Pour éviter allergies, complications respiratoires et maux de tête, il est préconisé d’aérer pour éliminer l’air vicié.

 

 

D’où vient cette pollution?

Elle est générée par les peintures murales, les revêtements de sol, les meubles, les appareils de chauffage, mais aussi par le tabagisme, le bricolage, le parfum, les produits cosmétiques, les animaux domestiques, et plus généralement par tous les produits du quotidien qui émettent des substances volatiles ! Pour éviter allergies, complications respiratoires et maux de tête, il est préconisé d’ouvrir régulièrement les fenêtres pour éliminer l’air vicié. Cette problématique fait actuellement l’objet d’une prise de conscience au sein de la société. De plus en plus, les dirigeant·es politiques, les entreprises, les constructeurs, les gestionnaires de bâtiments et les bailleurs se sentent concernés par le sujet. 

 

C’est un débat qui est récent?

Indéniablement ! Historiquement, c’est la qualité de l’air extérieur qui était prise en compte. En France, c’est en 2004 que le premier plan santé / environnement a reconnu l’Observatoire de la qualité de l’air intérieur comme prioritaire pour documenter les expositions de la population. Ce sujet est resté confidentiel pendant longtemps. En 2007, le Grenelle de l’environnement a fait bouger les choses avec l’obligation de surveiller la qualité de l’air intérieur pour les établissements recevant du public, et un étiquetage des matériaux de construction et de décoration en fonction de leur potentiel d’émission de composés gazeux.Aujourd’hui, les réglementations thermiques qui visent à une plus grande sobriété énergétique des bâtiments poussent la filière à construire des structures très étanches, ce qui présente un risque pour la qualité de l’air intérieur.  

 

Nous avons pu observer qu’il peut exister des moisissures en développement même dans les bâtiments neufs.

 

Comment les bailleurs sociaux s’emparent-ils du sujet?

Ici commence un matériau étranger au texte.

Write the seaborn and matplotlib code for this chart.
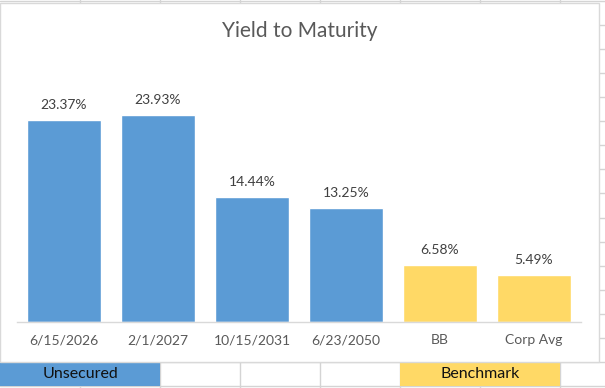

Nous avons travaillé avec 3F sur deux études. La première date de 2017. Nous avons réalisé des mesures dans 40 logements neufs car 3F voulait avoir une estimation du niveau de qualité de l’air en fonction des choix de revêtements et de ventilation. Nous avons pu observer qu’il peut exister des moisissures en développement même dans les bâtiments neufs. Ceci est lié au raccourcissement de la durée des chantiers qui ne laisse pas le temps aux matériaux de sécher correctement. La deuxième étude, actuellement en cours, consiste à effectuer des mesures avant et après la rénovation d’un logement pour vérifier que la qualité de l’air intérieur n’a pas été altérée. 3F fait partie des bailleurs sociaux qui sont particulièrement sensibilisés au sujet. Ces études permettent de mettre en lumière les améliorations à apporter dans la façon de construire ou de rénover. 

 

Rendre les bâtiments neufs énergétiquement performants ne doit pas signifier dégrader la qualité de l’air intérieur.

 

 

A quoi peut-on s’attendre dans les prochaines années?

Rendre les bâtiments neufs énergétiquement performants ne doit pas signifier dégrader la qualité de l’air intérieur. Chacun·e doit aussi être sensibilisé·e aux bons gestes pour améliorer la qualité de l’air dans son logement. Il faut par exemple respecter les recommandations d’usage des produits de nettoyage… et il faut bien évidemment ouvrir les fenêtres régulièrement. De son côté, la filière du BTP pourrait, à terme, mieux prendre en compte la qualité de l’air dans les constructions neuves et dans les chantiers de rénovation.